Given the fact that Saunière more or less completed his re-shuffling of the cemetery in 1895 and M. Tisseyre didn’t arrive for another 10 years, the conclusion could be drawn that Marie de Nègre’s vertical headstone (or stèle as the French call it) had been standing idle in a corner for at least 10 years when the excursion arrived.

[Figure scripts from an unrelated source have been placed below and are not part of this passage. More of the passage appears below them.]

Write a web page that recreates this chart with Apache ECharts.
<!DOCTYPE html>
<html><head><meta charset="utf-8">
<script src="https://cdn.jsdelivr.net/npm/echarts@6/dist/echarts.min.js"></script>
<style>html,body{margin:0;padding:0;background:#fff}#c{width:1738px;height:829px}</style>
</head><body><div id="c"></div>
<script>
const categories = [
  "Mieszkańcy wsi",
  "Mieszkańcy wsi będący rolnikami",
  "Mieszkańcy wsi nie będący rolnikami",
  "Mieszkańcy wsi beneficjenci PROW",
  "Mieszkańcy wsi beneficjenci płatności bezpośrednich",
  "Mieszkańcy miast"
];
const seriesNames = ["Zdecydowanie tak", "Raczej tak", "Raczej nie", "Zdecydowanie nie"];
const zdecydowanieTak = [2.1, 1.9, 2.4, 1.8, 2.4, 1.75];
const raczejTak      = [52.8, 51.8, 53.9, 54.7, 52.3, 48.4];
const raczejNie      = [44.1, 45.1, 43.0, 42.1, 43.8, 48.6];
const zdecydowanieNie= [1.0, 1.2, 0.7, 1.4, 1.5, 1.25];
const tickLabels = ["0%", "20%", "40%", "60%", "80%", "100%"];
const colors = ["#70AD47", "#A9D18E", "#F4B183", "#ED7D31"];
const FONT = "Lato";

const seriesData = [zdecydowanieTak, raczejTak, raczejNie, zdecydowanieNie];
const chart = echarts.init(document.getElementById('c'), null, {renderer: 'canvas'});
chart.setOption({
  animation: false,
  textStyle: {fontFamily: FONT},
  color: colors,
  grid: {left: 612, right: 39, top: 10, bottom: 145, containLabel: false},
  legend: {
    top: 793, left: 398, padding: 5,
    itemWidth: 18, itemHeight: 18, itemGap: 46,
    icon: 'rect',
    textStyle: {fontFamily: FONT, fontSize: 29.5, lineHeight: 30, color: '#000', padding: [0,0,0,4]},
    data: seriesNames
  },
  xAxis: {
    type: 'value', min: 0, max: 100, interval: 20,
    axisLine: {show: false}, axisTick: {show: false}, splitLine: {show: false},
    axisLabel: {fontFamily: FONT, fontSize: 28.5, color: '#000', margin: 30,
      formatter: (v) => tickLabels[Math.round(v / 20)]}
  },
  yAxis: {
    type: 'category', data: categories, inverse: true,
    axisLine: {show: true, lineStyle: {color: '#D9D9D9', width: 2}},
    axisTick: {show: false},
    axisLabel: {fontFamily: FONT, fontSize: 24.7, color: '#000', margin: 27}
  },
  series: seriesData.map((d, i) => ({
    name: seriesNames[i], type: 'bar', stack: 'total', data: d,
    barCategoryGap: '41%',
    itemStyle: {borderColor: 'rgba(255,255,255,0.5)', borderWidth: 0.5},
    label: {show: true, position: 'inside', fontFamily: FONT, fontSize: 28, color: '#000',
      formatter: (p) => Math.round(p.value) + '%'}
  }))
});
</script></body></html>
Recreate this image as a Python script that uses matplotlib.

At present, the bulletins of the illustrous ‘Société d’Études Scientifiques de l’Aude‘ are kept in the Bibliothèque National in Paris. You can go see them for yourself on the Tobiac location Rez-de-Jardin (stockhouse, shelf 8-S-6742, years 1890 – 1978). You’ll be looking for ‘unit 8′, containing Tome 17 (no kidding).
MORTEPEE
The stone is no longer there so we can’t check the inscription ourselves anymore. From the transcription of Tisseyre however, one gets a pretty good idea what we’re talking about. A generation of researchers has meticulously studied these letters and has reported an alleged relation to what is known as the Grand Parchment. By a notoriously difficult way of decryption, using the keyword found on this very tombstone (apperently MORTEPEE), the Grand Parchment releases it’s famous message:
BERGERE PAS DE TENTATION QUE POUSSIN TENIERS GARDENT LA CLEF
PAX DCLXXXI (681) PAR LA CROIX ET CE CHEVAL DE DIEU
J’ACHEVE CE DAEMON DE GARDIEN A MIDI POMMES BLUES
PAX DCLXXXI (681) PAR LA CROIX ET CE CHEVAL DE DIEU
J’ACHEVE CE DAEMON DE GARDIEN A MIDI POMMES BLUES
We always thought it was rather an elaborate way of hiding a secret even if Antoine Bigou had more than 10 years to code it. Moreover, the result of the exercise is far from helpful. No-one to this day has got anywhere or found anything with these three crazy phrases. Some time ago, Alan Scott has drawn up a good explanation of the ‘MORTEPEE’ theory. You can read it here.
Anagram
A tantalizing anagram can be made from the inscription on the stone:
HELENE ADIABENE VINT DE SION 31 DEPOSER EN TERRE D’ATAX LE CORPS DE JC A CENT PAS CE LIEU GARDE LES TOMBES QUE FIT GUILHEM 805 POUR MARIE DE MAGDALA
..which translates as..
HELENE ADIABENE CAME FROM SION IN (the year) 31 TO BURY IN ATAX (old name for the Aude region) THE BODY OF J(esus) C(hrist) ONE HUNDRED STEPS OF THE PLACE IT GUARDS THE GRAVE THAT GUILHEM (de Gellone) MADE FOR MARY THE MAGDALENE IN 805
Saunière apparently went to great lengths to erase the entire face of the stone.